Even if banishment is acceptable in theory, the scope of banishment is up for debate. In 1957, the U.S. Supreme Court ruled in Albert Trop vs. John Foster Dulles that kicking military deserters out of the country was unconstitutional. Chief Justice Earl Warren argued that national banishment would destroy a person.

"It is a form of punishment more primitive than torture," he wrote.

In Georgia, statewide banishment has been illegal since 1877. Still, banishing people from whole counties has remained in effect as a condition of probation, and Stokes said some prosecutors have used this tool to essentially force people out of Georgia, even if they haven't technically kicked them out.

Sometimes, a prosecutor will banish a defendant from 158 of Georgia's counties, forcing that defendant into the only remaining county. This happened to Gregory Terry, who pleaded guilty to aggravated assault, aggravated stalking and five other charges in Douglas County in 1995.

Terry was sentenced to 20 years in prison and 10 years on probation. During those last 10 years, he could only live in Toombs County. In 2008, Stokes challenged this punishment, calling it "de facto banishment" from the whole state. But the Georgia Supreme Court upheld that prosecutors can banish a defendant from 158 of 159 counties.

"The whole thing's calculated just to make you leave to another state," said Stokes, who represented Terry in an appeal. "They basically practice primarily what is called 158-county banishment."

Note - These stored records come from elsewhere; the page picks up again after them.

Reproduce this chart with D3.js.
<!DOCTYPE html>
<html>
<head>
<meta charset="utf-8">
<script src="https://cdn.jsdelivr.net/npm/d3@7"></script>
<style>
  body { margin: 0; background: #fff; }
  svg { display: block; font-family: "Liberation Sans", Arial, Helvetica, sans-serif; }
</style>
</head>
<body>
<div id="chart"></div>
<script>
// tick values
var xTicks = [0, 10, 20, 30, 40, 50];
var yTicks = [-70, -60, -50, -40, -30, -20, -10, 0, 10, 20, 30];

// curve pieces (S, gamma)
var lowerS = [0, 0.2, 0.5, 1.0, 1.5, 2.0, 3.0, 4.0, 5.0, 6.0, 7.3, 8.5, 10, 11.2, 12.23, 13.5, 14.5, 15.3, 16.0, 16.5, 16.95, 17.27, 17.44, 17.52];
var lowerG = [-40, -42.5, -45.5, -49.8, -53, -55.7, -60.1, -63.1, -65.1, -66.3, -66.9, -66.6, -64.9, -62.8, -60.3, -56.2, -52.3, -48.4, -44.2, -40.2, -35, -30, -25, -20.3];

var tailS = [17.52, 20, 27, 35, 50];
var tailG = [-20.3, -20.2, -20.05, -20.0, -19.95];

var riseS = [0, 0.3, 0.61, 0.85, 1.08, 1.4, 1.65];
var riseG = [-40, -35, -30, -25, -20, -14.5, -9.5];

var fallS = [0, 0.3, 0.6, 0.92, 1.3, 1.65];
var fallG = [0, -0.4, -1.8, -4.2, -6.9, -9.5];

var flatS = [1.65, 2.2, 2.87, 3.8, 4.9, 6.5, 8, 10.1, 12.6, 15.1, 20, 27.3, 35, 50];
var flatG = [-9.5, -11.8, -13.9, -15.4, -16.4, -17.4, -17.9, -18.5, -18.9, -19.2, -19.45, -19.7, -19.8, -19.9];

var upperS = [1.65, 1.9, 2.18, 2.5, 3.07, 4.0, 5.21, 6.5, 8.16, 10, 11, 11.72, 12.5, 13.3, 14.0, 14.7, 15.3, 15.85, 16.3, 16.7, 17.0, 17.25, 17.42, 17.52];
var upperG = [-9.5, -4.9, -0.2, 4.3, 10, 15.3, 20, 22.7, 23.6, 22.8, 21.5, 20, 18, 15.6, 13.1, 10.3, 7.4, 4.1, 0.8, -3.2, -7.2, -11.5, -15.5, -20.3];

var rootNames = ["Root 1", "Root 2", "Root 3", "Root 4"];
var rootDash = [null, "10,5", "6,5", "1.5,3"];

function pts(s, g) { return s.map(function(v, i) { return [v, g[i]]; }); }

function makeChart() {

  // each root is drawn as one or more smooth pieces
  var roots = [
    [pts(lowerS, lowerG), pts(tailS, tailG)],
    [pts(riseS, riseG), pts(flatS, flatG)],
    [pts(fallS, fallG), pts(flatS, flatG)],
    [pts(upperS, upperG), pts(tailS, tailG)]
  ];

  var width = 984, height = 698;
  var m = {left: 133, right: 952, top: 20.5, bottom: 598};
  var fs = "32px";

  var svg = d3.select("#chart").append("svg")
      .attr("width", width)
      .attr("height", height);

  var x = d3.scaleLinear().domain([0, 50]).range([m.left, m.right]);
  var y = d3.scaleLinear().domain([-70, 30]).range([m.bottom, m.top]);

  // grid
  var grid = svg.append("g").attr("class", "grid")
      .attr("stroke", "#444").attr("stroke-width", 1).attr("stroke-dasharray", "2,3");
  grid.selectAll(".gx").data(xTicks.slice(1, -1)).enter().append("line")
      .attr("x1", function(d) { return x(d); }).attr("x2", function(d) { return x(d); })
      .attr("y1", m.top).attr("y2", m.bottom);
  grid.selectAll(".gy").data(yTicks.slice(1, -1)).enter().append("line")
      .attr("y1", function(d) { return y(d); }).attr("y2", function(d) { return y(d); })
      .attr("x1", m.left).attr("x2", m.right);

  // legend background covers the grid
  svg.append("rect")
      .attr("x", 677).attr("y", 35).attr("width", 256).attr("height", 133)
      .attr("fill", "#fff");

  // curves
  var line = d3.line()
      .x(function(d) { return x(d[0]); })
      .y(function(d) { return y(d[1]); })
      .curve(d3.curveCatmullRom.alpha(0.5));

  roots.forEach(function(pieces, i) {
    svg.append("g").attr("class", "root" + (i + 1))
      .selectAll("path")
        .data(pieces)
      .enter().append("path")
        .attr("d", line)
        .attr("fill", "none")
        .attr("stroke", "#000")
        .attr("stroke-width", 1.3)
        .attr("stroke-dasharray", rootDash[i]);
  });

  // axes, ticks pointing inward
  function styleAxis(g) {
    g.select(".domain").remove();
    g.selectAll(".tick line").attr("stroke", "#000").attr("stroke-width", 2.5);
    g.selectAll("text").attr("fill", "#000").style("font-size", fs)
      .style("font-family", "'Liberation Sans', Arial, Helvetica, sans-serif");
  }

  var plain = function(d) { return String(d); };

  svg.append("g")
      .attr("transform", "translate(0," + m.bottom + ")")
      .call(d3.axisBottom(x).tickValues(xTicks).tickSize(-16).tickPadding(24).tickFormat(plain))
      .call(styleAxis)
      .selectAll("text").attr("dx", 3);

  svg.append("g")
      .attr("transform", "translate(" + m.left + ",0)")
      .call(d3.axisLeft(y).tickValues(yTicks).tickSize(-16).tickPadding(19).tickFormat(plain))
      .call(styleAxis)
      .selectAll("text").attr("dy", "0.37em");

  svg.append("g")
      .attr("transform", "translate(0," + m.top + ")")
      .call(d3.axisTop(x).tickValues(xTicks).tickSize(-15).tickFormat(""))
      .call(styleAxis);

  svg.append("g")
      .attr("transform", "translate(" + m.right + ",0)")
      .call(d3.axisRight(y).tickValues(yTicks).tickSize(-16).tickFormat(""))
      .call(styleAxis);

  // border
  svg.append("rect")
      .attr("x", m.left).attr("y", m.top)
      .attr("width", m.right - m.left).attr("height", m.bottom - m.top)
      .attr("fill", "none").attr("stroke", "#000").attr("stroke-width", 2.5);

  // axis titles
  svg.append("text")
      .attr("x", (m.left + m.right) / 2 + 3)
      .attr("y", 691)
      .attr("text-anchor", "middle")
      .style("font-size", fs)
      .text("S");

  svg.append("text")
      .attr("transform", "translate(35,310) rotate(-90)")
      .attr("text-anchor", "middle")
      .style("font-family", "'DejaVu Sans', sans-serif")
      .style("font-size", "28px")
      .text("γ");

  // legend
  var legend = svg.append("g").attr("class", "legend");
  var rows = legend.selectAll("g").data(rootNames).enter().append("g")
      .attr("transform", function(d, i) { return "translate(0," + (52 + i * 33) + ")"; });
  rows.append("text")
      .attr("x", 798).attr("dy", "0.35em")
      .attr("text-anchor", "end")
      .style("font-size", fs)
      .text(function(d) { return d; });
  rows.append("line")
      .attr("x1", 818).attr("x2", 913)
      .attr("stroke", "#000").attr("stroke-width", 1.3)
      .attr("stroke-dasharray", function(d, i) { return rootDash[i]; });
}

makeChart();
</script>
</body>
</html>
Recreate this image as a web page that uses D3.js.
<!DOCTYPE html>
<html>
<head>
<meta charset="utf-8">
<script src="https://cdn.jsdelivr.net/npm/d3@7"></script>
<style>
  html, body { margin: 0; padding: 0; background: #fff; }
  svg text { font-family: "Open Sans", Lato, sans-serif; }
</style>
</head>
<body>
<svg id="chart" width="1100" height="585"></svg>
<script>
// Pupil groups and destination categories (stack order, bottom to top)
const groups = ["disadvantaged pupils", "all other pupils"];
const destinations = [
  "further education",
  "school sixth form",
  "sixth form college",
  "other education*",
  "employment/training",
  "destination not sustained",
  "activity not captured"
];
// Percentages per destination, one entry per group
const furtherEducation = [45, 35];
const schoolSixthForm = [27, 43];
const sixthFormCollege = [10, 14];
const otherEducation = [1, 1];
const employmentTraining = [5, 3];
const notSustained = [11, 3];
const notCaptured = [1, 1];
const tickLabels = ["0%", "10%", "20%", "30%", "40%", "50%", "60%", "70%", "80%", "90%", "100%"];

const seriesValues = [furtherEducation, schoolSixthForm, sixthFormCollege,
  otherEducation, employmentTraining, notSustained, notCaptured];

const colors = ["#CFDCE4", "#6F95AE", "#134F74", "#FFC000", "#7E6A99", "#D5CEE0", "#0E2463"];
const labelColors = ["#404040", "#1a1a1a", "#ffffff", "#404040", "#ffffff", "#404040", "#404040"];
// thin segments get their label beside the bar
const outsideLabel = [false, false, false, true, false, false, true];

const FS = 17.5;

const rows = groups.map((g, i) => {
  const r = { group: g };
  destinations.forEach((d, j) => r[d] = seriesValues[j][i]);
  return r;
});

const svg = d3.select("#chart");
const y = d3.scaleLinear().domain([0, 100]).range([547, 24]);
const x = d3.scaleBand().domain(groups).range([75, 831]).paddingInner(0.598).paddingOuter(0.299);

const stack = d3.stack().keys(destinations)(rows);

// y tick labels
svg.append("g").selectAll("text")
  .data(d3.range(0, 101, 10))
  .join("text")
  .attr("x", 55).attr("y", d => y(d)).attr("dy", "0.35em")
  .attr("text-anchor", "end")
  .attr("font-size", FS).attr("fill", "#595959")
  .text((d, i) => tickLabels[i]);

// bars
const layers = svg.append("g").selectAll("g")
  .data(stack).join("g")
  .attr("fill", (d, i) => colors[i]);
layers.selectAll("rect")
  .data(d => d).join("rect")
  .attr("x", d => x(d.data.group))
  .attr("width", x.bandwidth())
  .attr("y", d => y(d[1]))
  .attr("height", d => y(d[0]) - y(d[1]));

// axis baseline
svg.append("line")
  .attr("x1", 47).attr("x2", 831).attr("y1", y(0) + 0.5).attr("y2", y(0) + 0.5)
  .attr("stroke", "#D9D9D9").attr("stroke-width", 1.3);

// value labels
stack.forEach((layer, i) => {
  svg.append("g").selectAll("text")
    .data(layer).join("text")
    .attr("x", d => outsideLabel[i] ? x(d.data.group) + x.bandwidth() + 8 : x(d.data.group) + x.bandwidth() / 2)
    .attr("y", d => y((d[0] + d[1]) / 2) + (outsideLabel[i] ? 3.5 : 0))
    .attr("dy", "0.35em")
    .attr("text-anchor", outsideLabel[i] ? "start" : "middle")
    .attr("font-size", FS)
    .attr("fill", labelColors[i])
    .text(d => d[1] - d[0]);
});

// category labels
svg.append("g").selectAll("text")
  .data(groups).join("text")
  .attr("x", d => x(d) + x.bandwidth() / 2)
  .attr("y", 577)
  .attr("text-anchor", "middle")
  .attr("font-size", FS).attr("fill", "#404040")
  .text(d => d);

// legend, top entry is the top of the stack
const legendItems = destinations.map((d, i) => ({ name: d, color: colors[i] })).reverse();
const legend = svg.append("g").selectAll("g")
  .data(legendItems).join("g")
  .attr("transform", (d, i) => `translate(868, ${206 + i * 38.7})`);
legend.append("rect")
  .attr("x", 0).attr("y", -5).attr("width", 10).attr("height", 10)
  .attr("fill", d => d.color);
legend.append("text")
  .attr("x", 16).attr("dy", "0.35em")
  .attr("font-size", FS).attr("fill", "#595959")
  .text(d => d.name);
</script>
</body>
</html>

In 2006, Georgia lawmakers altered the banishment rule. Now, if a defendant is banished, he can't be banished to just one county. But he can be banished to one judicial circuit, a block of land in which one district attorney presides.

For practical purposes, Stokes said, this does not make much of a change. Some judicial circuits -- like that of Lookout Mountain -- consist of multiple counties. But 14 judicial circuits in Georgia are made up of just one county. And of those 14 judicial circuits, 12 are surrounded by other Georgia judicial circuits.

If you get banished to one of those 12, you are essentially on an island. Leave that county -- heading north, south, east or west -- and you are breaking the law.

In Coffey's case, he is free to travel through most of Georgia. He just can't return to the Lookout Mountain Judicial Circuit. He says Franklin and assistant district attorney Chris Arnt had him banished because he is a political opponent.

Coffey says he is one of five founders of the LaFayette Underground, a blog that often criticizes Northwest Georgia government officials. Coffey was also often at odds with Rossville officials when he managed Peerless Woolen Mill across the street from City Hall.

In June 2010, police say, Coffey stole machine shop equipment from one of the mill's tenants. Then, one month later, Coffey accused another tenant of stealing from him. He also said Rossville Police Department Chief Sid Adams helped.

Coffey applied for warrants against Adams and David Rowan, the other tenant. Adams was not charged, and Rowan was not prosecuted.

Then, in November 2010, police say, Coffey destroyed city property. Coffey allegedly hired one of his employees to throw chunks of concrete into the sewer system that ran under the mill. The blocks flooded the sewer system, and the flood damaged a road, a water drainage system and the city's fire department.

Coffey denies this happened. He says city officials set him up because they didn't like him. Still, he doesn't mind the punishment.

He has homes in Chattanooga and North Carolina and did not have to sell any land as a result of the decision, nor does he have family in the district. He stopped working in Rossville in 2011.

"Banishing me from that area is like them taking someone that was in East Berlin in the '60s and chucking them over the wall," he said. "Chucking them over to the West, you know what I mean? That's how asinine that whole thought process is. Banishing someone from an area like that? What difference does it make?"

In this breakup, the feeling is mutual.

"He's been pretty much a constant problem," said Franklin, the district attorney. "We'll let some other jurisdiction deal with him."